2. Repetition is not redundant

S1020 and S1021 show why the second drawing matters.

The repeated act is not mythic flourish. It is a public-proof mechanism. The first act can be dismissed as surprise, trick, or accident. The second witnessed act hardens the criterion into something shareable.

This is a good Tonesu result because the language can say that directly without pretending that a single observed event automatically produces full legitimacy.

3. si to to is the real movement

The whole batch turns on one distinction:

  • si = visible, signal-level, not yet fully settled
  • to = held as established, organized, publicly accepted

Arthurian kingship in this scene is not immediate essence-recognition. It is a transition from si to to under public witness.

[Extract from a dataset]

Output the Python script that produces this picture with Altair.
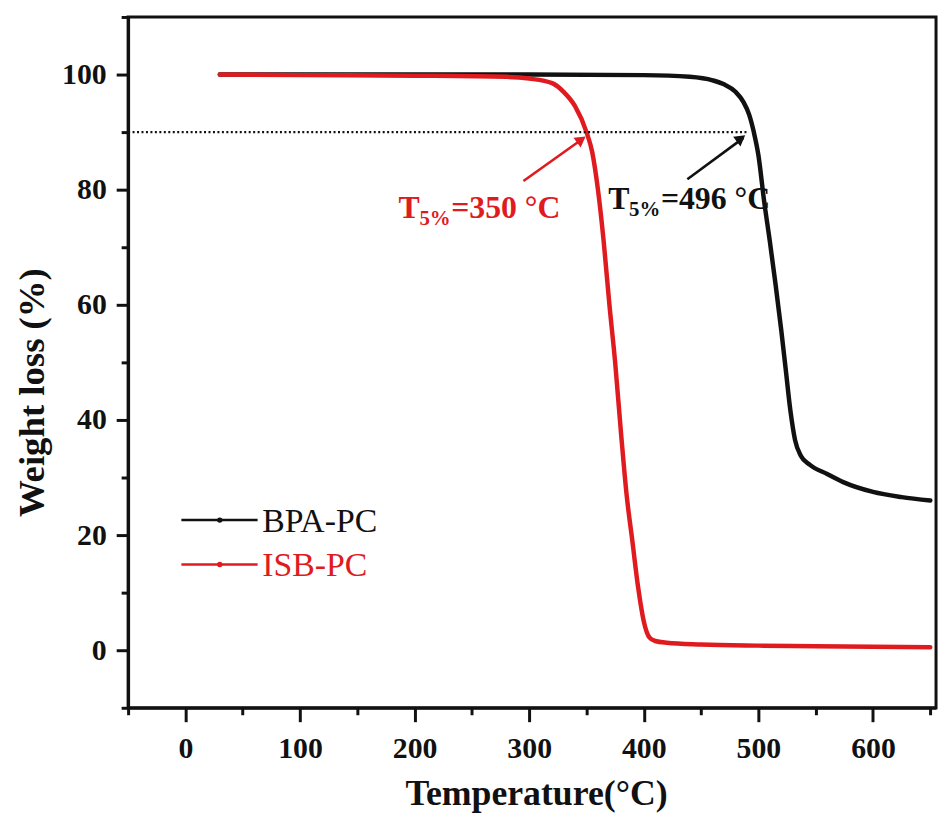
import altair as alt
import pandas as pd

# ---- data ----
series_names = ["BPA-PC", "ISB-PC"]
series_colors = ["#111111", "#e01b1f"]

temp_bpa = [30, 100, 200, 300, 400, 440, 460, 470, 480, 487, 492, 496, 500, 505,
            510, 515, 520, 524, 528, 532, 537, 545, 560, 574, 600, 625, 650]
wt_bpa = [100.0, 100.0, 100.0, 100.0, 99.9, 99.6, 99.0, 98.3, 97.0, 95.2, 93.0, 90.0,
          86.0, 78.0, 71.0, 63.5, 55.5, 48.5, 41.5, 36.5, 33.8, 32.2, 30.6, 29.2,
          27.5, 26.6, 26.0]

temp_isb = [30, 100, 200, 280, 300, 320, 330, 340, 350, 355, 360, 365, 370, 375,
            380, 385, 390, 395, 400, 405, 410, 420, 450, 500, 550, 600, 650]
wt_isb = [100.0, 99.9, 99.8, 99.6, 99.3, 98.5, 97.0, 94.5, 90.0, 86.5, 80.0, 71.0,
          60.0, 50.0, 38.0, 27.0, 19.0, 11.0, 5.0, 2.2, 1.6, 1.3, 1.0, 0.8, 0.7,
          0.6, 0.5]

# dotted 5 % weight-loss reference line
ref_level = 90
ref_x = [-50, 490]

# annotations
ann_series = ["ISB-PC", "BPA-PC"]
ann_x = [186, 369]
ann_y = [75.1, 76.7]
ann_sub = ["5%", "5%"]
ann_value = ["=350 \u00b0C", "=496 \u00b0C"]

arrow_x1 = [295, 438]
arrow_y1 = [81.5, 81.8]
arrow_x2 = [347, 487]
arrow_y2 = [88.9, 89.0]
arrow_head_x = [345.5, 484.8]
arrow_head_y = [88.7, 88.9]
arrow_angle = [54, 53]

# legend
legend_x1 = [-3.5, -3.5]
legend_x2 = [63, 63]
legend_mid = [30, 30]
legend_y = [22.6, 14.9]
legend_text_x = [67, 67]

# ---- tables ----
curves = pd.concat([
    pd.DataFrame({"T": temp_bpa, "W": wt_bpa, "series": series_names[0]}),
    pd.DataFrame({"T": temp_isb, "W": wt_isb, "series": series_names[1]}),
])
ref_df = pd.DataFrame({"T": [ref_x[0]], "x2": [ref_x[1]], "W": [ref_level]})
ann_df = pd.DataFrame({"series": ann_series, "T": ann_x, "W": ann_y,
                       "tt": ["T", "T"], "sub": ann_sub, "val": ann_value})
arrow_df = pd.DataFrame({"series": ann_series, "T": arrow_x1, "W": arrow_y1,
                         "x2": arrow_x2, "y2": arrow_y2, "hx": arrow_head_x,
                         "hy": arrow_head_y, "ang": arrow_angle})
leg_df = pd.DataFrame({"series": series_names, "T": legend_x1, "x2": legend_x2,
                       "xm": legend_mid, "W": legend_y, "tx": legend_text_x})

FONT = "Liberation Serif"
xs = alt.Scale(domain=[-50, 655], nice=False, zero=False)
ys = alt.Scale(domain=[-10, 110], nice=False, zero=False)
cs = alt.Scale(domain=series_names, range=series_colors)

x_axis = alt.Axis(
    title="Temperature(\u00b0C)", values=list(range(-50, 651, 50)),
    labelExpr="datum.value % 100 === 0 ? datum.label : ''",
    tickSize={"condition": {"test": "datum.value % 100 === 0", "value": 14}, "value": 7},
    labelPadding=12, labelOverlap=False, labelFlush=False, grid=False,
    titleBaseline="alphabetic", titleY=97, titleX=411,
)
y_axis = alt.Axis(
    title="Weight loss (%)", values=list(range(-10, 111, 10)),
    labelExpr="datum.value % 20 === 0 ? datum.label : ''",
    tickSize={"condition": {"test": "datum.value % 20 === 0", "value": 12}, "value": 7},
    labelPadding=10, labelOverlap=False, labelFlush=False, grid=False,
    titleX=-77, titleY=378, titleFontSize=37,
)


def X(field):
    return alt.X(f"{field}:Q", scale=xs, axis=x_axis, title="Temperature(\u00b0C)")


def Y(field):
    return alt.Y(f"{field}:Q", scale=ys, axis=y_axis, title="Weight loss (%)")


COLOR = alt.Color("series:N", scale=cs, legend=None)

lines = alt.Chart(curves).mark_line(strokeWidth=4.5, strokeCap="round",
                                    interpolate="monotone").encode(
    x=X("T"), y=Y("W"), color=COLOR, detail="series:N",
)

ref = alt.Chart(ref_df).mark_rule(color="#111111", strokeWidth=2.2,
                                  strokeDash=[2, 2.5]).encode(
    x=X("T"), x2="x2:Q", y=Y("W"),
)

arrows = alt.Chart(arrow_df).mark_rule(strokeWidth=2.6).encode(
    x=X("T"), x2="x2:Q", y=Y("W"), y2="y2:Q", color=COLOR,
)
heads = alt.Chart(arrow_df).mark_point(shape="triangle-up", filled=True, size=150,
                                       opacity=1).encode(
    x=X("hx"), y=Y("hy"), angle=alt.Angle("ang:Q", scale=None), color=COLOR,
)


def ann_text(field, size, dx, dy):
    return alt.Chart(ann_df).mark_text(font=FONT, fontWeight="bold", fontSize=size,
                                        align="left", baseline="alphabetic",
                                        dx=dx, dy=dy).encode(
        x=X("T"), y=Y("W"), text=f"{field}:N", color=COLOR,
    )


t_main = ann_text("tt", 32, 0, 0)
t_sub = ann_text("sub", 21, 21, 7)
t_val = ann_text("val", 32, 53, 0)

leg_lines = alt.Chart(leg_df).mark_rule(strokeWidth=2.5).encode(
    x=X("T"), x2="x2:Q", y=Y("W"), color=COLOR,
)
leg_dots = alt.Chart(leg_df).mark_point(shape="circle", filled=True, size=30,
                                        opacity=1).encode(
    x=X("xm"), y=Y("W"), color=COLOR,
)
leg_text = alt.Chart(leg_df).mark_text(font=FONT, fontSize=34, align="left",
                                       baseline="middle", dy=2).encode(
    x=X("tx"), y=Y("W"), text="series:N", color=COLOR,
)

chart = alt.layer(
    lines, ref, arrows, heads, t_main, t_sub, t_val, leg_lines, leg_dots, leg_text
).properties(
    width=814, height=696,
    autosize=alt.AutoSizeParams(type="none"),
    padding={"left": 121, "top": 6, "right": 4, "bottom": 108},
).configure_view(
    stroke="#111111", strokeWidth=3,
).configure_axis(
    domainColor="#111111", domainWidth=3, tickColor="#111111", tickWidth=3,
    labelFont=FONT, labelFontWeight="bold", labelFontSize=30, labelColor="#111111",
    titleFont=FONT, titleFontWeight="bold", titleFontSize=36, titleColor="#111111",
)

chart.save("out.html", embed_options={"renderer": "svg", "actions": False})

4. The sword does not emit kingship

S1023 is the Tonesu-native payoff.

The usual legendary surface phrasing tempts a magical reading: the sword somehow reveals or transfers kingship. Tonesu makes the cleaner claim available:

  • the sword is a sign-bearing criterion
  • the polity uses that criterion to classify Arthur as ruler

That is what wi-fe'ka-to-fe contributes. The category is politically assigned through a publicly accepted rule, not metaphysically radiated by an artifact.


Verdict

The Arthur batch works well because the scene was always about legitimacy structure.

Tonesu makes explicit what the legend usually leaves implicit: accession here depends on exclusive criterion, public failure of rivals, witnessed repetition, and only then accepted classification. The result is stronger than a flat "Arthur pulled the sword, therefore king" paraphrase. It shows how a myth can encode an institutional logic.


Colloquial Register Analysis

Form used CLQ entry Colloquial form Notes
ru-fe none exclusive particle — load-bearing
ra-su-li none existing political title — load-bearing
wi-fe'ka-to-fe none legitimacy-transforming classification operator — load-bearing

Verdict: irreducibly formal — the batch only works if exclusive criterion, signal, establishment, and normative classification stay distinct.

CLQ entries registered from this batch: none.